⟨
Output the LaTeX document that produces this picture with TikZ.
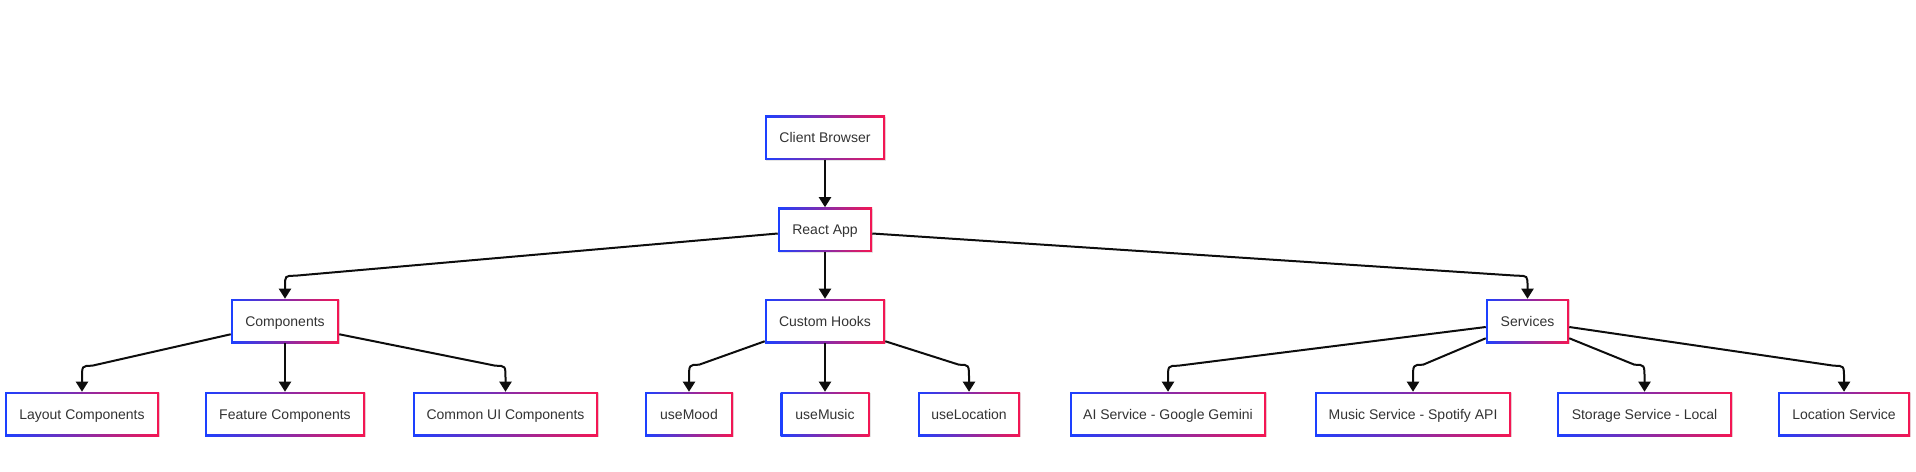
\documentclass[tikz,border=0pt]{standalone}
\usepackage{fontspec}
\setmainfont{Liberation Sans}
\usetikzlibrary{arrows.meta,calc}
\definecolor{bblue}{RGB}{28,64,255}
\definecolor{bred}{RGB}{245,22,82}
\definecolor{txt}{RGB}{51,51,51}
\newdimen\pxu \pxu=0.75pt
\tikzset{
  box/.style={rectangle, draw=none, inner sep=0pt, minimum height=44\pxu,
    minimum width=#1\pxu, text=txt, font=\fontsize{10.5pt}{12pt}\selectfont,
    text height=7.6pt, text depth=0pt,
    preaction={fill=black!10, transform canvas={shift={(0.8pt,-0.8pt)}}},
    path picture={
      \shade[left color=bblue, right color=bred]
        (path picture bounding box.south west) rectangle (path picture bounding box.north east);
      \fill[white] ([shift={(1.5pt,1.5pt)}]path picture bounding box.south west)
        rectangle ([shift={(-1.5pt,-1.5pt)}]path picture bounding box.north east);
    }},
  edge/.style={line width=1.5pt, draw=black!95, -{Triangle[length=7.5pt,width=9pt]}},
}
\begin{document}
\begin{tikzpicture}[x=0.75pt, y=-0.75pt]
\useasboundingbox (0,0) rectangle (1916,471);
% nodes
\node[box=120] (client) at (825,137.5) {Client Browser};
\node[box=94]  (react)  at (825,229.5) {React App};
\node[box=108] (comp)   at (285,321) {Components};
\node[box=120] (hooks)  at (825,321) {Custom Hooks};
\node[box=83]  (serv)   at (1527.5,321) {Services};
\node[box=154] (layout) at (82,414) {Layout Components};
\node[box=160] (feat)   at (285,414) {Feature Components};
\node[box=185] (common) at (505.5,414) {Common UI Components};
\node[box=88]  (mood)   at (689,414) {useMood};
\node[box=89]  (music)  at (825,414) {useMusic};
\node[box=102] (loc)    at (969,414) {useLocation};
\node[box=196] (ai)     at (1168,414) {AI Service - Google Gemini};
\node[box=196] (spot)   at (1413,414) {Music Service - Spotify API};
\node[box=175] (stor)   at (1644.5,414) {Storage Service - Local};
\node[box=132] (locs)   at (1844,414) {Location Service};
% straight edges
\draw[edge] (client.south) -- (react.north);
\draw[edge] (react.south) -- (hooks.north);
\draw[edge] (comp.south) -- (feat.north);
\draw[edge] (hooks.south) -- (music.north);
% curved edges, level 1
\draw[edge] ([shift={(0,4)}]react.west) -- ([shift={(10,-23)}]comp.north)
  .. controls ([shift={(0,-23)}]comp.north) .. ([shift={(0,-12)}]comp.north) -- (comp.north);
\draw[edge] ([shift={(0,4)}]react.east) -- ([shift={(-10,-23)}]serv.north)
  .. controls ([shift={(0,-23)}]serv.north) .. ([shift={(0,-12)}]serv.north) -- (serv.north);
% curved edges, level 2
\draw[edge] ([shift={(0,-9)}]comp.south west) -- ([shift={(10,-26)}]layout.north)
  .. controls ([shift={(0,-26)}]layout.north) .. ([shift={(0,-13)}]layout.north) -- (layout.north);
\draw[edge] ([shift={(0,-9)}]comp.south east) -- ([shift={(-10,-26)}]common.north)
  .. controls ([shift={(0,-26)}]common.north) .. ([shift={(0,-13)}]common.north) -- (common.north);
\draw[edge] ([shift={(0,-2)}]hooks.south west) -- ([shift={(10,-27)}]mood.north)
  .. controls ([shift={(0,-27)}]mood.north) .. ([shift={(0,-13)}]mood.north) -- (mood.north);
\draw[edge] ([shift={(0,-2)}]hooks.south east) -- ([shift={(-10,-27)}]loc.north)
  .. controls ([shift={(0,-27)}]loc.north) .. ([shift={(0,-13)}]loc.north) -- (loc.north);
\draw[edge] ([shift={(0,6)}]serv.west) -- ([shift={(10,-26)}]ai.north)
  .. controls ([shift={(0,-26)}]ai.north) .. ([shift={(0,-13)}]ai.north) -- (ai.north);
\draw[edge] ([shift={(0,-5)}]serv.south west) -- ([shift={(10,-27)}]spot.north)
  .. controls ([shift={(0,-27)}]spot.north) .. ([shift={(0,-13)}]spot.north) -- (spot.north);
\draw[edge] ([shift={(0,-5)}]serv.south east) -- ([shift={(-10,-27)}]stor.north)
  .. controls ([shift={(0,-27)}]stor.north) .. ([shift={(0,-13)}]stor.north) -- (stor.north);
\draw[edge] ([shift={(0,6)}]serv.east) -- ([shift={(-10,-26)}]locs.north)
  .. controls ([shift={(0,-26)}]locs.north) .. ([shift={(0,-13)}]locs.north) -- (locs.north);
\end{tikzpicture}
\end{document}
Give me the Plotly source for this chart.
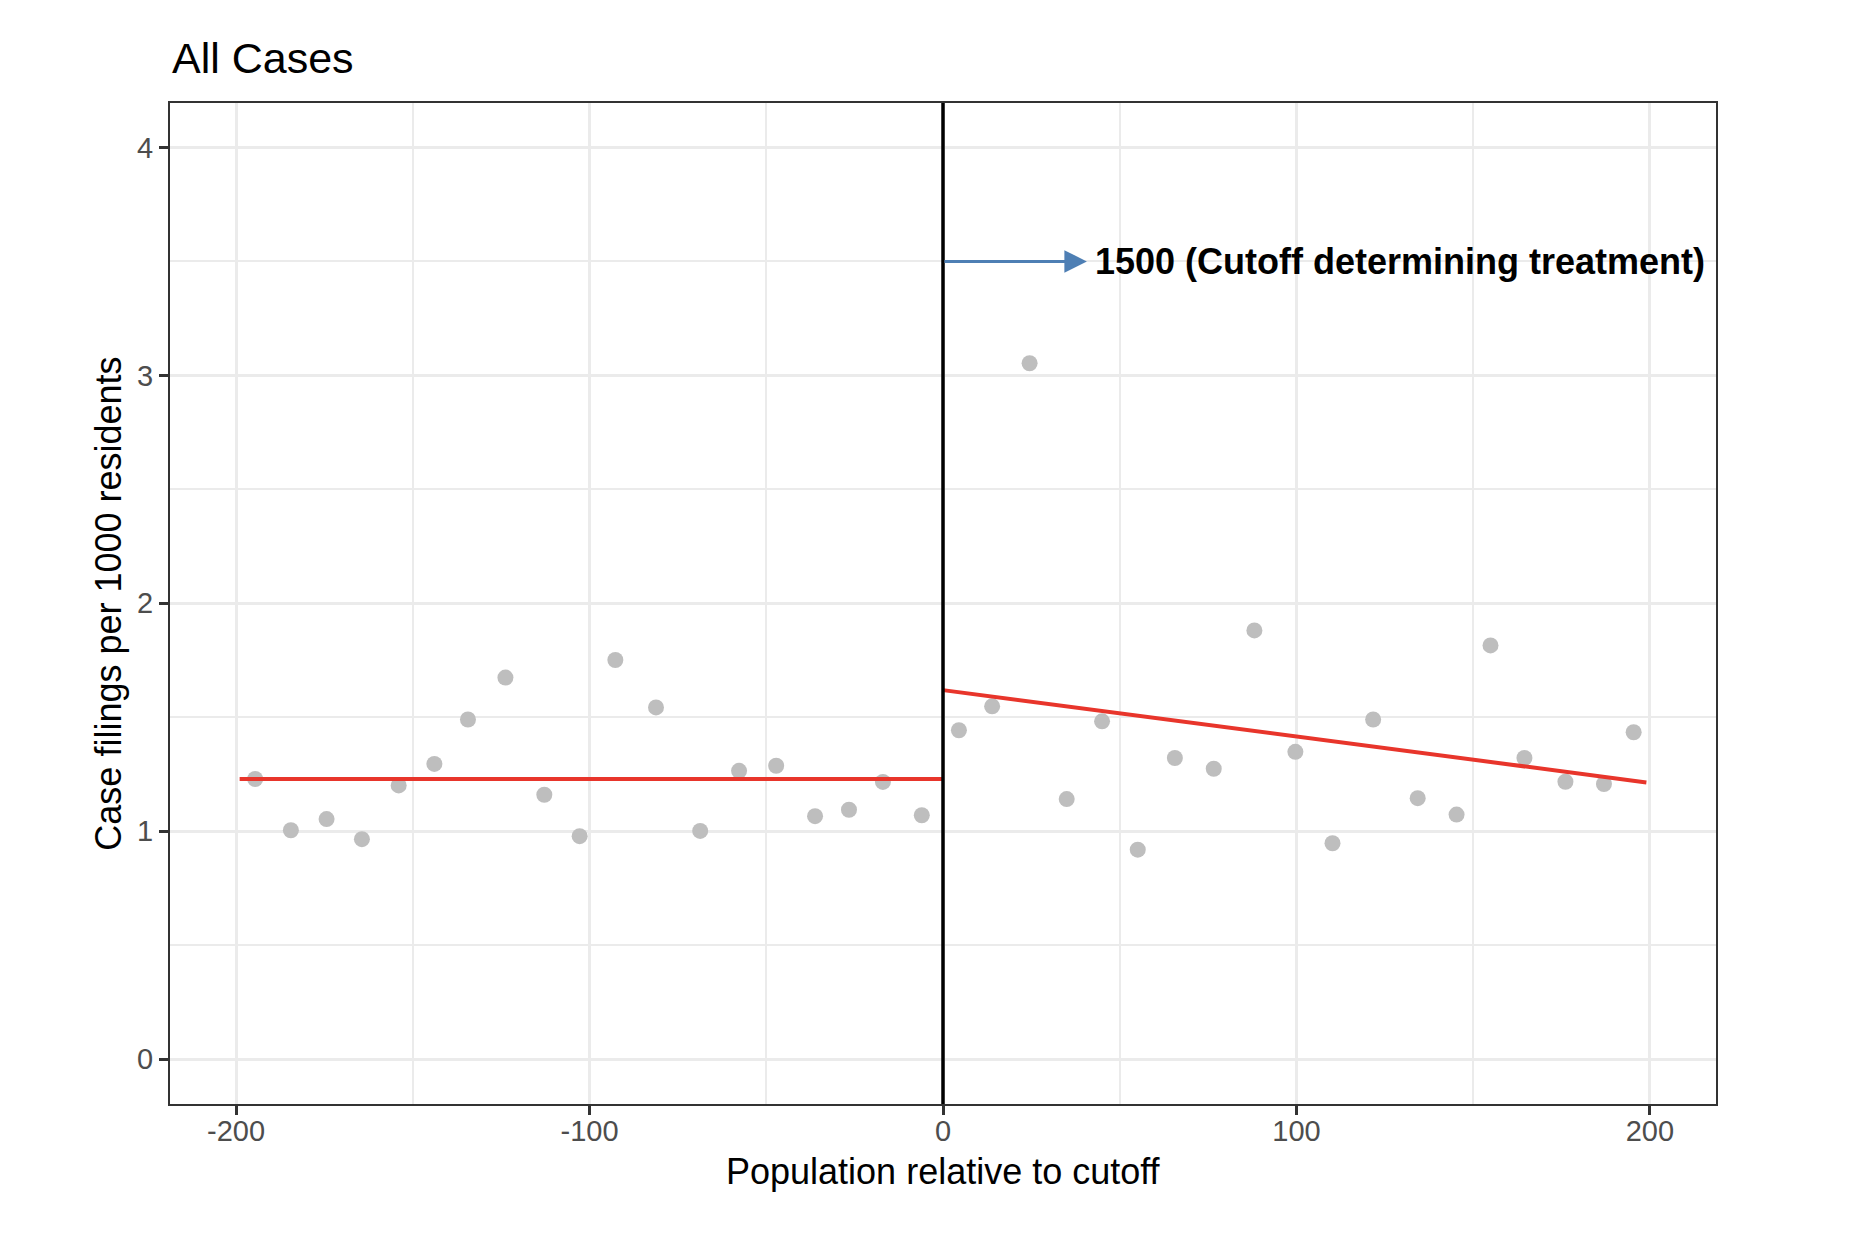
import plotly.graph_objects as go

# ---- data ----
left_x = [-194.6, -184.5, -174.4, -164.4, -154.0, -143.9, -134.4, -123.8, -112.8, -102.8,
          -92.7, -81.2, -68.7, -57.7, -47.2, -36.2, -26.6, -17.0, -6.0]
left_y = [1.229, 1.004, 1.053, 0.965, 1.201, 1.295, 1.490, 1.674, 1.160, 0.978,
          1.751, 1.543, 1.001, 1.265, 1.287, 1.066, 1.094, 1.216, 1.070]
right_x = [4.5, 13.9, 24.5, 35.0, 45.0, 55.1, 65.6, 76.6, 88.1, 99.7,
           110.2, 121.7, 134.3, 145.3, 154.9, 164.5, 176.1, 187.0, 195.4]
right_y = [1.443, 1.548, 3.053, 1.141, 1.482, 0.919, 1.321, 1.274, 1.881, 1.348,
           0.947, 1.490, 1.145, 1.073, 1.815, 1.321, 1.217, 1.207, 1.434]

fit_left_x = [-199, 0]
fit_left_y = [1.229, 1.229]
fit_right_x = [0, 199]
fit_right_y = [1.619, 1.214]

cutoff_x = 0
arrow_y = 3.5
arrow_end_x = 40.7
label_x = 42.4
label_text = "1500 (Cutoff determining treatment)"

x_ticks = [-200, -100, 0, 100, 200]
y_ticks = [0, 1, 2, 3, 4]

title_text = "All Cases"
x_title = "Population relative to cutoff"
y_title = "Case filings per 1000 residents"

FONT = "Liberation Sans"
POINT_COLOR = "#BEBEBE"
LINE_COLOR = "#E8352B"
ARROW_COLOR = "#4E7FB4"

fig = go.Figure()
fig.add_trace(go.Scatter(x=left_x + right_x, y=left_y + right_y, mode="markers",
                         marker=dict(size=16, color=POINT_COLOR, line=dict(width=0)),
                         hoverinfo="skip", showlegend=False))
fig.add_trace(go.Scatter(x=fit_left_x, y=fit_left_y, mode="lines",
                         line=dict(color=LINE_COLOR, width=4),
                         hoverinfo="skip", showlegend=False))
fig.add_trace(go.Scatter(x=fit_right_x, y=fit_right_y, mode="lines",
                         line=dict(color=LINE_COLOR, width=4),
                         hoverinfo="skip", showlegend=False))

fig.add_shape(type="line", xref="x", yref="paper", x0=cutoff_x, x1=cutoff_x, y0=0, y1=1,
              line=dict(color="black", width=3.5), layer="above")

fig.add_annotation(x=arrow_end_x, y=arrow_y, ax=cutoff_x, ay=arrow_y, axref="x", ayref="y",
                   xref="x", yref="y", text="", showarrow=True, arrowhead=2,
                   arrowsize=1.5, arrowwidth=3, arrowcolor=ARROW_COLOR, standoff=0)
fig.add_annotation(x=label_x, y=arrow_y, xref="x", yref="y", text="<b>" + label_text + "</b>",
                   showarrow=False, xanchor="left", yanchor="middle",
                   font=dict(family=FONT, size=36, color="black"))

# title and axis titles
fig.add_annotation(x=0, y=1.0186, xref="paper", yref="paper", text=title_text,
                   showarrow=False, xanchor="left", yanchor="bottom",
                   font=dict(family=FONT, size=43, color="black"))
fig.add_annotation(x=0.5, y=-0.045, xref="paper", yref="paper", text=x_title,
                   showarrow=False, xanchor="center", yanchor="top",
                   font=dict(family=FONT, size=36, color="black"))
fig.add_annotation(x=-0.040, y=0.500, xref="paper", yref="paper", text=y_title,
                   showarrow=False, xanchor="center", yanchor="middle", textangle=-90,
                   font=dict(family=FONT, size=36, color="black"))

axis_common = dict(
    showline=True, mirror=True, linecolor="#333333", linewidth=2,
    ticks="outside", ticklen=9, tickwidth=2.7, tickcolor="#333333",
    tickfont=dict(family=FONT, size=29, color="#4D4D4D"),
    showgrid=True, gridcolor="#EBEBEB", gridwidth=3.2, zeroline=False,
)

fig.update_xaxes(range=[-218.7, 218.7], tickmode="array", tickvals=x_ticks,
                 ticktext=[str(v) for v in x_ticks], ticklabelstandoff=-9,
                 minor=dict(dtick=50, tick0=0, showgrid=True, gridcolor="#EBEBEB", gridwidth=1.6,
                            ticks=""),
                 **axis_common)
fig.update_yaxes(range=[-0.197, 4.195], tickmode="array", tickvals=y_ticks,
                 ticktext=[str(v) for v in y_ticks],
                 minor=dict(dtick=0.5, tick0=0, showgrid=True, gridcolor="#EBEBEB", gridwidth=1.6,
                            ticks=""),
                 **axis_common)

# the page body has an 8px margin, so the figure is offset by 8px
fig.update_layout(
    width=1846, height=1230,
    margin=dict(l=162, r=138, t=95, b=134, pad=0),
    paper_bgcolor="white", plot_bgcolor="white",
    showlegend=False, hovermode=False,
    font=dict(family=FONT),
)

fig.write_html("out.html", config={"displayModeBar": False})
⟩
## Task to carry out
Only the lines between the line with "Give me the Plotly source for this chart." and the line with "fit_right_y = [1.619, 1.214]", inclusive, should be reproduced, exactly as written and without pictures.

## Complete response
Give me the Plotly source for this chart.
import plotly.graph_objects as go

# ---- data ----
left_x = [-194.6, -184.5, -174.4, -164.4, -154.0, -143.9, -134.4, -123.8, -112.8, -102.8,
          -92.7, -81.2, -68.7, -57.7, -47.2, -36.2, -26.6, -17.0, -6.0]
left_y = [1.229, 1.004, 1.053, 0.965, 1.201, 1.295, 1.490, 1.674, 1.160, 0.978,
          1.751, 1.543, 1.001, 1.265, 1.287, 1.066, 1.094, 1.216, 1.070]
right_x = [4.5, 13.9, 24.5, 35.0, 45.0, 55.1, 65.6, 76.6, 88.1, 99.7,
           110.2, 121.7, 134.3, 145.3, 154.9, 164.5, 176.1, 187.0, 195.4]
right_y = [1.443, 1.548, 3.053, 1.141, 1.482, 0.919, 1.321, 1.274, 1.881, 1.348,
           0.947, 1.490, 1.145, 1.073, 1.815, 1.321, 1.217, 1.207, 1.434]

fit_left_x = [-199, 0]
fit_left_y = [1.229, 1.229]
fit_right_x = [0, 199]
fit_right_y = [1.619, 1.214]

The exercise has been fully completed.